START Records shown

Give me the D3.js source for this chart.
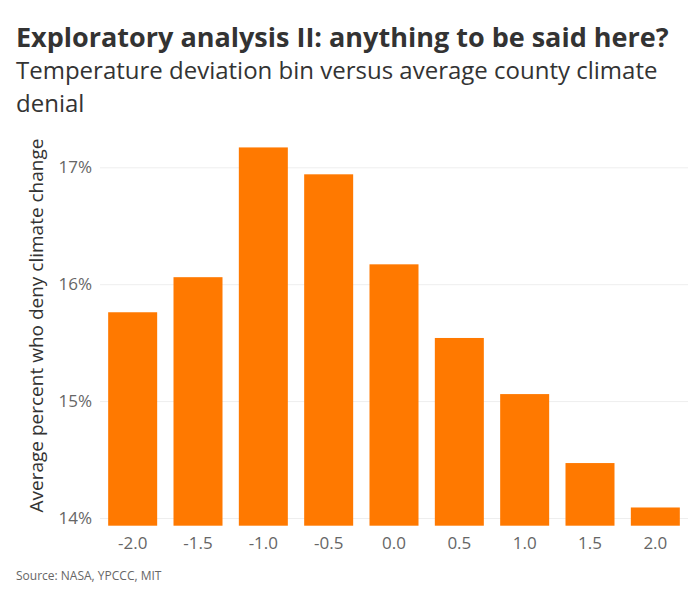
<!DOCTYPE html>
<html><head><meta charset="utf-8">
<script src="https://cdn.jsdelivr.net/npm/d3@7"></script>
<style>body{margin:0;background:#fff;} text{font-family:"Open Sans",sans-serif;}</style>
</head><body>
<svg id="chart" width="700" height="600"></svg>
<script>
const categories = ["-2.0","-1.5","-1.0","-0.5","0.0","0.5","1.0","1.5","2.0"];
const values = [15.76, 16.06, 17.17, 16.94, 16.17, 15.54, 15.06, 14.47, 14.09];
const yTicks = [14, 15, 16, 17];

const svg = d3.select("#chart");
const left = 100, right = 688, bottom = 525.7;
const x = d3.scaleBand().domain(categories).range([left, right]).paddingInner(0.25).paddingOuter(0.125);
const y = d3.scaleLinear().domain([14, 17]).range([518, 167.3]);
const yBase = y.invert(bottom);

svg.append("text").attr("x", 16).attr("y", 47).attr("font-size", 27).attr("font-weight", 700).attr("fill", "#333")
  .text("Exploratory analysis II: anything to be said here?");
svg.append("text").attr("x", 16).attr("y", 79).attr("font-size", 24).attr("fill", "#333")
  .text("Temperature deviation bin versus average county climate");
svg.append("text").attr("x", 16).attr("y", 111.5).attr("font-size", 24).attr("fill", "#333")
  .text("denial");

const ya = svg.append("g").attr("transform", `translate(${left},0)`)
  .call(d3.axisLeft(y).tickValues(yTicks).tickSize(-(right-left)).tickFormat(d => d + "%"));
ya.select(".domain").remove();
ya.selectAll("line").attr("stroke", "#eee").attr("stroke-width", 1);
ya.selectAll("text").attr("x", -8).attr("font-size", 17).attr("fill", "#666").attr("font-family", "Open Sans");

svg.selectAll("rect.bar").data(values).join("rect").attr("class", "bar")
  .attr("x", (d, i) => x(categories[i])).attr("width", x.bandwidth())
  .attr("y", d => y(d)).attr("height", d => y(yBase) - y(d))
  .attr("fill", "#ff7900");

const xa = svg.append("g").attr("transform", `translate(0,${bottom})`)
  .call(d3.axisBottom(x).tickSize(0).tickPadding(11));
xa.select(".domain").remove();
xa.selectAll("text").attr("font-size", 17).attr("fill", "#666").attr("font-family", "Open Sans");

svg.append("text").attr("transform", "translate(43,325.5) rotate(-90)").attr("text-anchor", "middle")
  .attr("font-size", 19).attr("fill", "#333").text("Average percent who deny climate change");

svg.append("text").attr("x", 16).attr("y", 580).attr("font-size", 12).attr("fill", "#666")
  .text("Source: NASA, YPCCC, MIT");
</script>
</body></html>
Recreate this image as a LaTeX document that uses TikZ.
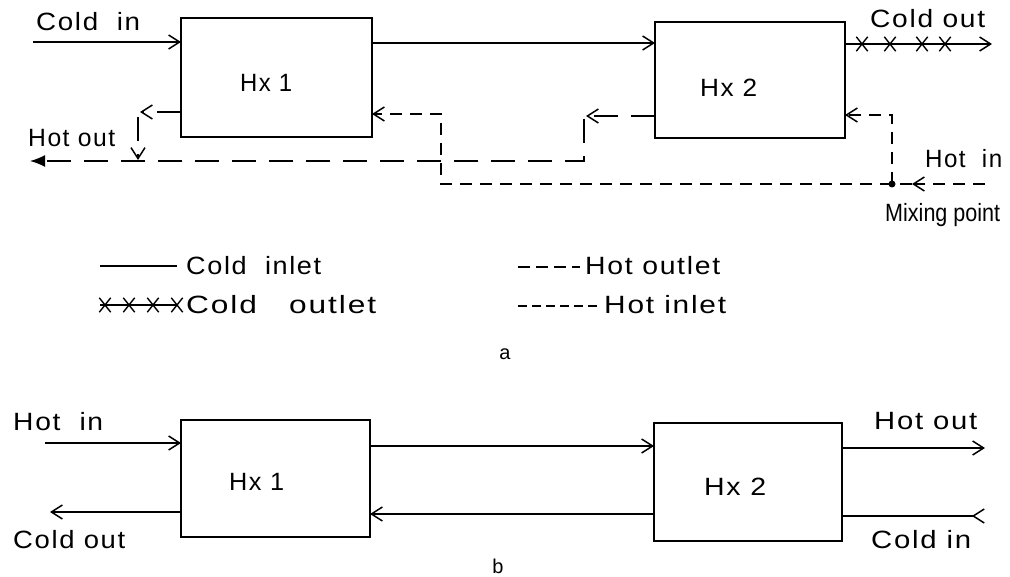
\documentclass[tikz,border=0pt]{standalone}
\usepackage{fontspec}
\usepackage{graphicx}
\setmainfont{Liberation Sans}
\newfontfamily\lblfam[LetterSpace=6]{Liberation Sans}
\newfontfamily\lblfamtight{Liberation Sans}
\newcommand\lblfont{\fontsize{25}{29}\selectfont\lblfam}
\newcommand\capfont{\fontsize{20}{24}\selectfont}
\newcommand\wtxt[2]{\resizebox{#1pt}{\height}{#2}}
\usetikzlibrary{arrows.meta,shapes.misc}
\begin{document}
\begin{tikzpicture}[x=1pt,y=-1pt,
  box/.style={draw,line width=1.8pt,inner sep=0,outer sep=0},
  lbl/.style={font=\lblfont,inner sep=0,anchor=base west},
  captxt/.style={font=\capfont,inner sep=0,anchor=base},
  barbtip/.tip={Straight Barb[length=11pt,width=14pt,line width=1.5pt]},
  line/.style={line width=1.5pt},
  flow/.style={line, -barbtip},
  hotout/.style={line, dash pattern=on 24pt off 13pt},
  hotin/.style={line, dash pattern=on 12pt off 8pt},
  xm/.style={draw,cross out,line width=1.4pt,minimum width=10pt,minimum height=13pt,inner sep=0},
  dot/.style={circle,fill,inner sep=0,minimum size=7pt}]
\useasboundingbox (0,0) rectangle (1010,577);

% ---------- (a) ----------
\node[box,minimum width=191pt,minimum height=119pt] (hx1a) at (276.5,77.5) {};
\node[box,minimum width=190pt,minimum height=116pt] (hx2a) at (750,80) {};
\node[lbl] (hx1at) at (240,92) {\wtxt{52}{Hx 1}};
\node[lbl] (hx2at) at (700,97) {\wtxt{57}{Hx 2}};

\node[lbl] (tcin) at (36,31) {\wtxt{104}{Cold\ \ in}};
\node[lbl] (tcout) at (870,28) {\wtxt{115}{Cold out}};
\node[lbl] (thout) at (28,147) {\wtxt{87}{Hot out}};
\node[lbl] (thin) at (925,168) {\wtxt{77}{Hot\ \ in}};
\node[lbl] (tmix) at (885,222) {\wtxt{115}{\lblfamtight Mixing point}};

% cold side
\coordinate (cin) at (33,42);
\draw[flow] (cin) -- (cin -| hx1a.west);
\coordinate (m1) at (0,43);
\draw[flow] (hx1a.east |- m1) -- (hx2a.west |- m1);
\coordinate (cout) at (992,44);
\draw[flow] (hx2a.east |- cout) -- (cout);
\foreach \x [count=\i] in {862,890,922,945} \node[xm] (xa\i) at (\x,44) {};

% hot outlet
\coordinate (o1) at (140,112);
\draw[hotout,-barbtip] (hx1a.west |- o1) -- (o1);
\coordinate (o1v) at (138,117);
\coordinate (o1d) at (138,160);
\draw[hotout,-barbtip] (o1v) -- (o1d);
\coordinate (o2) at (586,116);
\draw[hotout,-barbtip] (hx2a.west |- o2) -- (o2);
\coordinate (o2v) at (584,119);
\coordinate (hout) at (30,161);
\draw[hotout,-{Latex[length=15pt,width=12pt]}] (o2v) |- (hout);

% hot inlet
\node[dot] (mp) at (892,184) {};
\coordinate (hin) at (985,184);
\coordinate (hina) at (912,184);
\draw[hotin,-barbtip] (hin) -- (hina);
\draw[hotin] (hina) -- (mp.center);
\coordinate (r2) at (892,115);
\draw[hotin,-barbtip] (mp.center) -- (r2) -- (hx2a.east |- r2);
\coordinate (r1) at (441,114);
\draw[hotin,-barbtip] (mp.center) -| (r1) -- (hx1a.east |- r1);

% legend
\draw[line] (100,266) -- (177,266);
\node[lbl] (lg1) at (186,275) {\wtxt{135}{Cold\ \ inlet}};
\draw[line] (100,305) -- (178,305);
\foreach \x [count=\i] in {105,129,153,177} \node[xm] (xl\i) at (\x,305) {};
\node[lbl] (lg2) at (186,314) {\wtxt{190}{Cold\ \ \ outlet}};
\draw[line,dash pattern=on 12pt off 6pt] (518,267) -- (580,267);
\node[lbl] (lg3) at (585,275) {\wtxt{135}{Hot outlet}};
\draw[line,dash pattern=on 9pt off 5pt] (518,306) -- (597,306);
\node[lbl] (lg4) at (604,314) {\wtxt{122}{Hot inlet}};
\node[captxt] (capa) at (505,360) {a};

% ---------- (b) ----------
\node[box,minimum width=189pt,minimum height=117pt] (hx1b) at (275.5,478.5) {};
\node[box,minimum width=188pt,minimum height=118pt] (hx2b) at (748,482) {};
\node[lbl] (hx1bt) at (229,490) {\wtxt{55}{Hx 1}};
\node[lbl] (hx2bt) at (704,495) {\wtxt{62}{Hx 2}};

\node[lbl] (bthin) at (13,430) {\wtxt{90}{Hot\ \ in}};
\node[lbl] (btcout) at (13,548) {\wtxt{112}{Cold out}};
\node[lbl] (bthout) at (874,430) {\wtxt{103}{Hot out}};
\node[lbl] (btcin) at (871,548) {\wtxt{100}{Cold in}};
\node[captxt] (capb) at (498,573) {b};

\coordinate (bhin) at (45,443);
\draw[flow] (bhin) -- (bhin -| hx1b.west);
\coordinate (bco) at (50,512);
\draw[flow] (bco -| hx1b.west) -- (bco);
\coordinate (bm1) at (0,446);
\draw[flow] (hx1b.east |- bm1) -- (hx2b.west |- bm1);
\coordinate (bm2) at (0,514);
\draw[flow] (hx2b.west |- bm2) -- (hx1b.east |- bm2);
\coordinate (bho) at (985,448);
\draw[flow] (hx2b.east |- bho) -- (bho);
\coordinate (bci) at (985,516);
\draw[line,-{Straight Barb[reversed,length=11pt,width=14pt,line width=1.5pt]}] (hx2b.east |- bci) -- (bci);
\end{tikzpicture}
\end{document}
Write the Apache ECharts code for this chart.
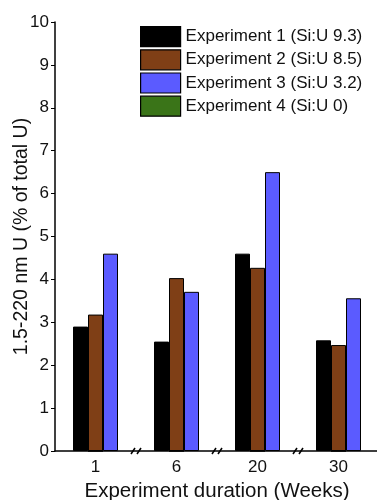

END Records shown

Task directions: Report only the count of lines that include the string "chart".

The solution: 4